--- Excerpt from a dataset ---
— start —

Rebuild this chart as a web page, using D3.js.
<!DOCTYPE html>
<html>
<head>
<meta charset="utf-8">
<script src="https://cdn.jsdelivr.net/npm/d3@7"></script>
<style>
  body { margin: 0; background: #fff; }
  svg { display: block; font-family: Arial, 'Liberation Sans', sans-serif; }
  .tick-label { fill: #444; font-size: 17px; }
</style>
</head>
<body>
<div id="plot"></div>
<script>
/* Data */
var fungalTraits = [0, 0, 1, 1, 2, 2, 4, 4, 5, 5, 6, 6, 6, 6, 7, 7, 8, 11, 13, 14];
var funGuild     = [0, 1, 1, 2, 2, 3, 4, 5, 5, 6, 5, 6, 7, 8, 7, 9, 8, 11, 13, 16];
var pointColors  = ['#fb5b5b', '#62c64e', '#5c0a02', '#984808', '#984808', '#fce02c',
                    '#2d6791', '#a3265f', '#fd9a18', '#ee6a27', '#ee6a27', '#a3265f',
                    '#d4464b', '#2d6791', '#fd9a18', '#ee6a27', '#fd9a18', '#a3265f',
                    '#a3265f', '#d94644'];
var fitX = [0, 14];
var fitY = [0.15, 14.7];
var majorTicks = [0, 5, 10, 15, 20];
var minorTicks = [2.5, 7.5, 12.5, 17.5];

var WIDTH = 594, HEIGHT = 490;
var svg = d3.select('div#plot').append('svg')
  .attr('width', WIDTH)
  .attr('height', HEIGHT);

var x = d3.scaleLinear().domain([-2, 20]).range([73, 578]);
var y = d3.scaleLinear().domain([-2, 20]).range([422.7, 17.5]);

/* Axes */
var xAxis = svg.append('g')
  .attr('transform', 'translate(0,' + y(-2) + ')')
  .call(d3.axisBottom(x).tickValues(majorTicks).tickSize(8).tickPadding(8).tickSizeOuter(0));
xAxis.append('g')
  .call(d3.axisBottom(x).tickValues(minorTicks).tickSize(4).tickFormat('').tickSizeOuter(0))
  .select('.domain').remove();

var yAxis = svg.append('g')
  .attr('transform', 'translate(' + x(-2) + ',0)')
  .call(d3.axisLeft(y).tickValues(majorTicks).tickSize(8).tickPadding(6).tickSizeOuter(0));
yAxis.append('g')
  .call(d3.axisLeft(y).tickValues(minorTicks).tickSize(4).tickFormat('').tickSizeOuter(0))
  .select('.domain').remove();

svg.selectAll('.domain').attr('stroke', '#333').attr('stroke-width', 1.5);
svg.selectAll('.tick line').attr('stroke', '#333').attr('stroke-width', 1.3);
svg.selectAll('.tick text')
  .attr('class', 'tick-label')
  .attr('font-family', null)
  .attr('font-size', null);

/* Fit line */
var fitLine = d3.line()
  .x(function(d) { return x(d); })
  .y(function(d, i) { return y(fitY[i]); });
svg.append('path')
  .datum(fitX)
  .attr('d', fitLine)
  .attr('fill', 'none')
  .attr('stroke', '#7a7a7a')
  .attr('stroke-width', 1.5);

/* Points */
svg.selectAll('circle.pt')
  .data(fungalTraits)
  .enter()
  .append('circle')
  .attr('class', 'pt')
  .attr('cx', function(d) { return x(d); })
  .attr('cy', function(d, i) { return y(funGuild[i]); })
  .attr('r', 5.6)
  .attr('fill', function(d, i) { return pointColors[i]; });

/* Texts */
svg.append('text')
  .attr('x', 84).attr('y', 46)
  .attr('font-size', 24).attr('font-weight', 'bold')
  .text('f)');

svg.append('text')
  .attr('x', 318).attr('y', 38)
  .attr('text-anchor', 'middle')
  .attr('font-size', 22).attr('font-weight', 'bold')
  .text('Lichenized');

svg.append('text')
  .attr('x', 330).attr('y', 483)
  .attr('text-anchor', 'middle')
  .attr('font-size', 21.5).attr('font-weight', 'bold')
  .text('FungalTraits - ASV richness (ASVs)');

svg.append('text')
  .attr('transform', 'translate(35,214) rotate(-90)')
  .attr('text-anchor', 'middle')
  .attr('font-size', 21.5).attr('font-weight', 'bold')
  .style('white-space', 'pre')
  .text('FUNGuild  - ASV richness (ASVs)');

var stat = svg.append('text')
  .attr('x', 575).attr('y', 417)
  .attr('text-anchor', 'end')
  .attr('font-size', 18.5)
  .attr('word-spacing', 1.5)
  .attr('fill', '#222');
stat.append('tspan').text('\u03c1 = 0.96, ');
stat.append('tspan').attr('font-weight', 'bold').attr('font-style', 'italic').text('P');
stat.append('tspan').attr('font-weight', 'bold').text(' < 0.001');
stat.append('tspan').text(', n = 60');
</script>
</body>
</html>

— end —
— start —

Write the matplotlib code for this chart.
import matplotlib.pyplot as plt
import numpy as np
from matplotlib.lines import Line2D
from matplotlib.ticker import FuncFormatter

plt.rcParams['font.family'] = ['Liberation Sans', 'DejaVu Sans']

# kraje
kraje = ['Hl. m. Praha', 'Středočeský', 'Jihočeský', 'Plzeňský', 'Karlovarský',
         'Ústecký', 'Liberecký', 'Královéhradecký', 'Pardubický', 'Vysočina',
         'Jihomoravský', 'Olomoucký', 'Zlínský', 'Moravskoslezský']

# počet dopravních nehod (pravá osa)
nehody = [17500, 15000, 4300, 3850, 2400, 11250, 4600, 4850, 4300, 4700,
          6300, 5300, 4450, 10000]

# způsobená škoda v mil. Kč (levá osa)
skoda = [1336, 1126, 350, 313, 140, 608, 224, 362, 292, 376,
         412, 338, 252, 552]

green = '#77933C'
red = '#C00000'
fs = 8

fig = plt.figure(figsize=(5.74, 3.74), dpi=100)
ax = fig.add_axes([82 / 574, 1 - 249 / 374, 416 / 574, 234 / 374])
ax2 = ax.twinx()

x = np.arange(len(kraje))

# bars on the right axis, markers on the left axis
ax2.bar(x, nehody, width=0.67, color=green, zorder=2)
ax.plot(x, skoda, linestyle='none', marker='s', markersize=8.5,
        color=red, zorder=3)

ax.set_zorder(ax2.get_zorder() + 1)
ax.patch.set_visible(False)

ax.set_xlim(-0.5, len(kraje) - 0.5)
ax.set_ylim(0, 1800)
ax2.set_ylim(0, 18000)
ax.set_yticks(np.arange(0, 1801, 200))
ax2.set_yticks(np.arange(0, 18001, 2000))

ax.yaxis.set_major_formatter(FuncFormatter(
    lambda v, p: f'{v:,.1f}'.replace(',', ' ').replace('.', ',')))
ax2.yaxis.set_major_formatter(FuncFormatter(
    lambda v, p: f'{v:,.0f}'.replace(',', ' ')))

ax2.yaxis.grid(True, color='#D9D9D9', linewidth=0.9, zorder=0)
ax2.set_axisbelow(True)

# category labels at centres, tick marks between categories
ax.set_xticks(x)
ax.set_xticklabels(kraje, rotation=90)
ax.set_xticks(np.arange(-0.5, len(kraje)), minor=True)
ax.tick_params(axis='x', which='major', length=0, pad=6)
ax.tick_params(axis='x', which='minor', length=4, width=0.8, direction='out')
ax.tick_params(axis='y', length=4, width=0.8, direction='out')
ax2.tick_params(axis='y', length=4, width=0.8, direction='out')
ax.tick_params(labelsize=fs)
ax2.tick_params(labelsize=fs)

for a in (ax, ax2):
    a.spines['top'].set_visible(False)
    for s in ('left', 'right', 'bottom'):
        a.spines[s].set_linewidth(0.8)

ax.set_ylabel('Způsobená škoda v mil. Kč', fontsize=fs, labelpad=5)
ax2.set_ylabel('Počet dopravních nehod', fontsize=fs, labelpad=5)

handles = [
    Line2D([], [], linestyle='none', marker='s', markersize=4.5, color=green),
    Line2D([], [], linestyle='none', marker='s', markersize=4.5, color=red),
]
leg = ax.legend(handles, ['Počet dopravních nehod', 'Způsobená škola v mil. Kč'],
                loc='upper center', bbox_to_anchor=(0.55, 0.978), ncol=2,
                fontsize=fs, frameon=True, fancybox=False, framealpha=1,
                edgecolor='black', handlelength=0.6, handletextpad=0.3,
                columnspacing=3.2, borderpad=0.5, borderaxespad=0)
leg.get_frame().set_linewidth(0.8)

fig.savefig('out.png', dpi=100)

— end —
— start —

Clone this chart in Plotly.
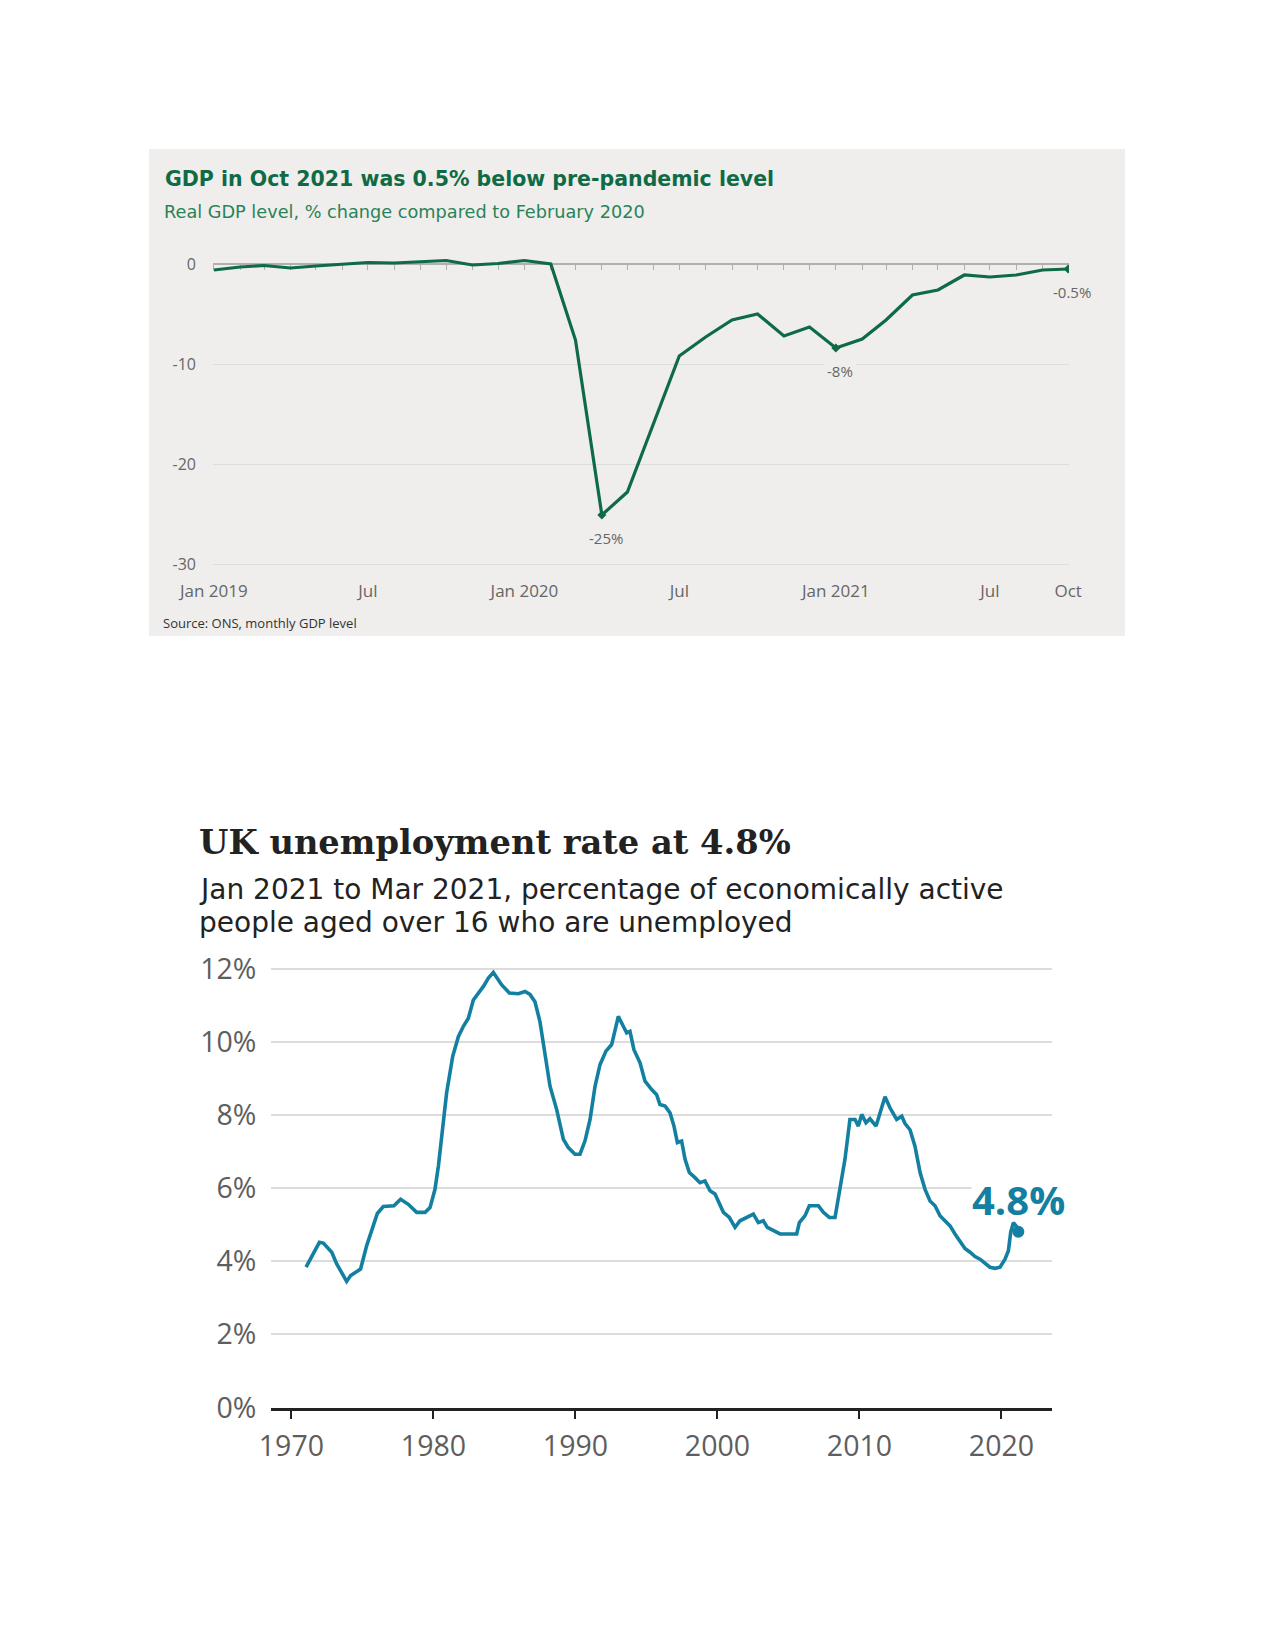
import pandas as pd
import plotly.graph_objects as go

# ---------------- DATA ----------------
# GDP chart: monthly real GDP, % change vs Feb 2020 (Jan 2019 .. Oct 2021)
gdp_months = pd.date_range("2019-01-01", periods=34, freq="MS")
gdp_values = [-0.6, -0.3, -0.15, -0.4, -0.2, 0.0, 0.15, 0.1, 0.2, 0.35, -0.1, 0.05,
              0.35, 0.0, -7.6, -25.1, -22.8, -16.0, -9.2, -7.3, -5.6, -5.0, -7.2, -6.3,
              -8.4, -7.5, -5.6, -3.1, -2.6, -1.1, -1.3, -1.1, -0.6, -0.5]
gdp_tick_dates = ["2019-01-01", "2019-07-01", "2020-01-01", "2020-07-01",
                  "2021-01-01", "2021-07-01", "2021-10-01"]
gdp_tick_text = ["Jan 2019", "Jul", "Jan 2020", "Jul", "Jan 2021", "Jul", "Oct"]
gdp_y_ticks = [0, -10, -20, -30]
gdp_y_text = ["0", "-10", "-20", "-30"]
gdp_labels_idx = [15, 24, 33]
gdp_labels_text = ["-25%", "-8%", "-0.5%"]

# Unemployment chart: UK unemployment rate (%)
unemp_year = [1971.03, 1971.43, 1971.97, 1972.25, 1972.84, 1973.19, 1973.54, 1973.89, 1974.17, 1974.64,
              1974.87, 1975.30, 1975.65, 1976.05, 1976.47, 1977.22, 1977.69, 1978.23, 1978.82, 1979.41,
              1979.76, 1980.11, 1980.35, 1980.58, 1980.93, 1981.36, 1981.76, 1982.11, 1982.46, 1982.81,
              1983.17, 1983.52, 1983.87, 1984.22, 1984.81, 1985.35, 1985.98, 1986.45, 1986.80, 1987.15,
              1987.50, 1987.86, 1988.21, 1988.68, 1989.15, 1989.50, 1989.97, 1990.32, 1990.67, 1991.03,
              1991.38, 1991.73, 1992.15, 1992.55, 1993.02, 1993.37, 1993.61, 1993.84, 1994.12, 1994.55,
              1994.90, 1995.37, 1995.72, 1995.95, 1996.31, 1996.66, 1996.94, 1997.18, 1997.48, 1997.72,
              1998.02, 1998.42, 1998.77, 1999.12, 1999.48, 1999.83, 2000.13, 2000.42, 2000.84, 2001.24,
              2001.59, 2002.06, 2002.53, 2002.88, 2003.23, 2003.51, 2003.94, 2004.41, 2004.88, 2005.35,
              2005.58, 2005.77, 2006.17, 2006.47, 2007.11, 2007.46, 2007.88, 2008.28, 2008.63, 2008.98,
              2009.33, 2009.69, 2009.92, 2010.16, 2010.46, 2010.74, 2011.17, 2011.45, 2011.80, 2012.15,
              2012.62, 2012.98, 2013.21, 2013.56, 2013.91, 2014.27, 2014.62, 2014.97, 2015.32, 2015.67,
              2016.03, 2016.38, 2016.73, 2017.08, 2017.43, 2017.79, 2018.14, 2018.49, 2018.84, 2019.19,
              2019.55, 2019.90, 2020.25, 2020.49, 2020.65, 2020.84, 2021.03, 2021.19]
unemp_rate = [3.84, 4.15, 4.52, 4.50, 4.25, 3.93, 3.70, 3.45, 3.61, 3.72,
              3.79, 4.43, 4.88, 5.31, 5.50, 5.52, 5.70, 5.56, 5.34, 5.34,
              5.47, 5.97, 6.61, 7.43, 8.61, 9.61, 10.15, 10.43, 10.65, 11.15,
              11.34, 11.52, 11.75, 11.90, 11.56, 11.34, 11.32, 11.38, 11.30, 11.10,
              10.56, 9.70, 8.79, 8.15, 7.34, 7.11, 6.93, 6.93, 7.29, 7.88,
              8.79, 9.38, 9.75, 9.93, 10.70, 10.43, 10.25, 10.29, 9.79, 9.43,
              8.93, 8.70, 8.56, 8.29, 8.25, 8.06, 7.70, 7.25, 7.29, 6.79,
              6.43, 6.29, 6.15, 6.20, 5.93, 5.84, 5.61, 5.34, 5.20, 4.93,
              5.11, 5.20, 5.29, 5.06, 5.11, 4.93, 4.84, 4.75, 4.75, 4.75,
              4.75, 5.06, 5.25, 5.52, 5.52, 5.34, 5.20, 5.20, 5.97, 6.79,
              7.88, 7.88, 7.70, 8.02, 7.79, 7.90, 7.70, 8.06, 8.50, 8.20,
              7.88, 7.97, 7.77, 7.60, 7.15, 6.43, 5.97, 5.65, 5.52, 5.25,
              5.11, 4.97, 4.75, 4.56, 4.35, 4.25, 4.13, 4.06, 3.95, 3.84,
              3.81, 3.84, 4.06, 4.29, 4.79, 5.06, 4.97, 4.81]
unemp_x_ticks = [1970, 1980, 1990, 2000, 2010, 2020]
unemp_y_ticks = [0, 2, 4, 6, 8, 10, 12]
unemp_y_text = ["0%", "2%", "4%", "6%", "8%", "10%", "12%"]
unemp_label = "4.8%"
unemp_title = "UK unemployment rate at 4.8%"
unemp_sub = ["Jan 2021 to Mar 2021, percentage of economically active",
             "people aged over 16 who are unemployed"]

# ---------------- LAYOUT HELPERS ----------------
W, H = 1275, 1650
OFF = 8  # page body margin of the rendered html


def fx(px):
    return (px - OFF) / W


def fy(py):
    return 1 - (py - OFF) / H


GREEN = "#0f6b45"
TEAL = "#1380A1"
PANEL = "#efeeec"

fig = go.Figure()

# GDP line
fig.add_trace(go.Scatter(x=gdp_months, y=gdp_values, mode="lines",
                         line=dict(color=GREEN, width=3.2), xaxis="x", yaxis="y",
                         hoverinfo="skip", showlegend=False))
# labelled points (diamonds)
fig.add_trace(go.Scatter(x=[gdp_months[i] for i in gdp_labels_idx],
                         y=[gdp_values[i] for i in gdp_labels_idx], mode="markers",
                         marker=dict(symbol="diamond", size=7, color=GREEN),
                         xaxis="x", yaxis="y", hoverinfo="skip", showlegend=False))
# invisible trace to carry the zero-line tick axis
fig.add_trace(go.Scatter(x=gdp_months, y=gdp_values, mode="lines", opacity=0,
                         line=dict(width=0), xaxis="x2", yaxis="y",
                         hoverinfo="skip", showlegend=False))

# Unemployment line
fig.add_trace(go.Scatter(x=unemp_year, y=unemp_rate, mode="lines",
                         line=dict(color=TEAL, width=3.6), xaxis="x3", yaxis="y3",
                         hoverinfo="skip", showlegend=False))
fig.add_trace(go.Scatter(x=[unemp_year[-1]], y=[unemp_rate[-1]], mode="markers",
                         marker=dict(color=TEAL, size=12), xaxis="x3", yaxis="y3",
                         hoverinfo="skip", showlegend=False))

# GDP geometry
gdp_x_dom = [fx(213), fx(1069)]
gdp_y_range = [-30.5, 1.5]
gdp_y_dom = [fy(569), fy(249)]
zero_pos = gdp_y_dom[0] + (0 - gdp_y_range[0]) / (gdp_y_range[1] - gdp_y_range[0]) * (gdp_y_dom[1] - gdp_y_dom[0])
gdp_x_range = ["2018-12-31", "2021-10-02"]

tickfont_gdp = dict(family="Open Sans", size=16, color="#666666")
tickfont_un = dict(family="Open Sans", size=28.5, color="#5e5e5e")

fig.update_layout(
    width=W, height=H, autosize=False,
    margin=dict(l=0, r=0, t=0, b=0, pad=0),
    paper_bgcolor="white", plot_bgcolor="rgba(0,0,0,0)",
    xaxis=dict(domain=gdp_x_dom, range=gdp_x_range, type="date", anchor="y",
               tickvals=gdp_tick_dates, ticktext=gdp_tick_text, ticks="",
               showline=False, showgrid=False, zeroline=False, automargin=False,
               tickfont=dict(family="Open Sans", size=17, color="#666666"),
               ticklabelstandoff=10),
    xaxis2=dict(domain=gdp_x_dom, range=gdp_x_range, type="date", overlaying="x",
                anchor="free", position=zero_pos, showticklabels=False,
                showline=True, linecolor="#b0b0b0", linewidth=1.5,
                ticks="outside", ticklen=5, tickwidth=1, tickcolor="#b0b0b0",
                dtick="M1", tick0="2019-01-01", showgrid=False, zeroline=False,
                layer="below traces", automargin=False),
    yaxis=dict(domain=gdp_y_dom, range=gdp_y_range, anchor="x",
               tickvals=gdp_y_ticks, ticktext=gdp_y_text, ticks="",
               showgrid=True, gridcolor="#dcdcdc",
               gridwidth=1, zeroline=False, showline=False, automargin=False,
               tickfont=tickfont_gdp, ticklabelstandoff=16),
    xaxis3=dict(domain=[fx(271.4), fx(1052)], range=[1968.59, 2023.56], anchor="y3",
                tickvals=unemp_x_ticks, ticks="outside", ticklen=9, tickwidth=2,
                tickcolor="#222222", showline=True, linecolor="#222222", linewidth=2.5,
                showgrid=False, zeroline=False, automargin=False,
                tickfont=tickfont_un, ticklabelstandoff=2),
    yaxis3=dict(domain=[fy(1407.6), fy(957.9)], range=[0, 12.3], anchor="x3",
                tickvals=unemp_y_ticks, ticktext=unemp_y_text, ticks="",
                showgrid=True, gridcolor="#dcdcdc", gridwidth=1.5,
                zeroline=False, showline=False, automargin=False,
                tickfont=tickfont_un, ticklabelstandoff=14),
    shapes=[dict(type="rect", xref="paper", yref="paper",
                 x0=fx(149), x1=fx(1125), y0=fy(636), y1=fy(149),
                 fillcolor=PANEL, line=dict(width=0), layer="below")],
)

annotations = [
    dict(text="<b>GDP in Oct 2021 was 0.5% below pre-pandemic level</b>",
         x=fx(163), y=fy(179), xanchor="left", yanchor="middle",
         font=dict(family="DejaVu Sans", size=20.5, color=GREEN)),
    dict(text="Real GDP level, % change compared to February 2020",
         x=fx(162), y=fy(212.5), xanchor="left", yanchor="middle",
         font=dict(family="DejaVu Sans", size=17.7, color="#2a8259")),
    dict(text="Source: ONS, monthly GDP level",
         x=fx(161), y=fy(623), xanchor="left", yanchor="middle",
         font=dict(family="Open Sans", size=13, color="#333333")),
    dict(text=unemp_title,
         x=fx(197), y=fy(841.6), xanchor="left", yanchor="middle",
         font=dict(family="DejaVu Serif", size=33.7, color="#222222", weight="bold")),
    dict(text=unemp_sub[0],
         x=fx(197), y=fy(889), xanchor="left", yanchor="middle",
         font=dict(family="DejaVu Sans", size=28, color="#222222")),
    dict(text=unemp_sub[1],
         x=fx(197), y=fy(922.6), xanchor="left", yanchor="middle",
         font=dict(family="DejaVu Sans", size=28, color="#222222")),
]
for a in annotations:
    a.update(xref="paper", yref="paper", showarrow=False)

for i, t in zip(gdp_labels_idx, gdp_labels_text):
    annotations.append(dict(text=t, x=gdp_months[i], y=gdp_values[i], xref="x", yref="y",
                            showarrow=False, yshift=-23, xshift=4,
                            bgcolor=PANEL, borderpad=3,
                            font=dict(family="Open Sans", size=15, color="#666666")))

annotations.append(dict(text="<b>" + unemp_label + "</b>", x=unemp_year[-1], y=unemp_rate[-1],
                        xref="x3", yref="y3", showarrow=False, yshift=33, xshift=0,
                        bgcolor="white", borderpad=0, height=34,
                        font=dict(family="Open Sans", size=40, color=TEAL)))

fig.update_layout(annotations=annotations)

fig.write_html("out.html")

— end —

--- Written task ---
Give again the run of lines that opens at the line with "Rebuild this chart" and closes at the line with "var minorTicks = [2.5, 7.5, 12.5, 17.5];", exactly, and only that run.

--- Written solution ---
Rebuild this chart as a web page, using D3.js.
<!DOCTYPE html>
<html>
<head>
<meta charset="utf-8">
<script src="https://cdn.jsdelivr.net/npm/d3@7"></script>
<style>
  body { margin: 0; background: #fff; }
  svg { display: block; font-family: Arial, 'Liberation Sans', sans-serif; }
  .tick-label { fill: #444; font-size: 17px; }
</style>
</head>
<body>
<div id="plot"></div>
<script>
/* Data */
var fungalTraits = [0, 0, 1, 1, 2, 2, 4, 4, 5, 5, 6, 6, 6, 6, 7, 7, 8, 11, 13, 14];
var funGuild     = [0, 1, 1, 2, 2, 3, 4, 5, 5, 6, 5, 6, 7, 8, 7, 9, 8, 11, 13, 16];
var pointColors  = ['#fb5b5b', '#62c64e', '#5c0a02', '#984808', '#984808', '#fce02c',
                    '#2d6791', '#a3265f', '#fd9a18', '#ee6a27', '#ee6a27', '#a3265f',
                    '#d4464b', '#2d6791', '#fd9a18', '#ee6a27', '#fd9a18', '#a3265f',
                    '#a3265f', '#d94644'];
var fitX = [0, 14];
var fitY = [0.15, 14.7];
var majorTicks = [0, 5, 10, 15, 20];
var minorTicks = [2.5, 7.5, 12.5, 17.5];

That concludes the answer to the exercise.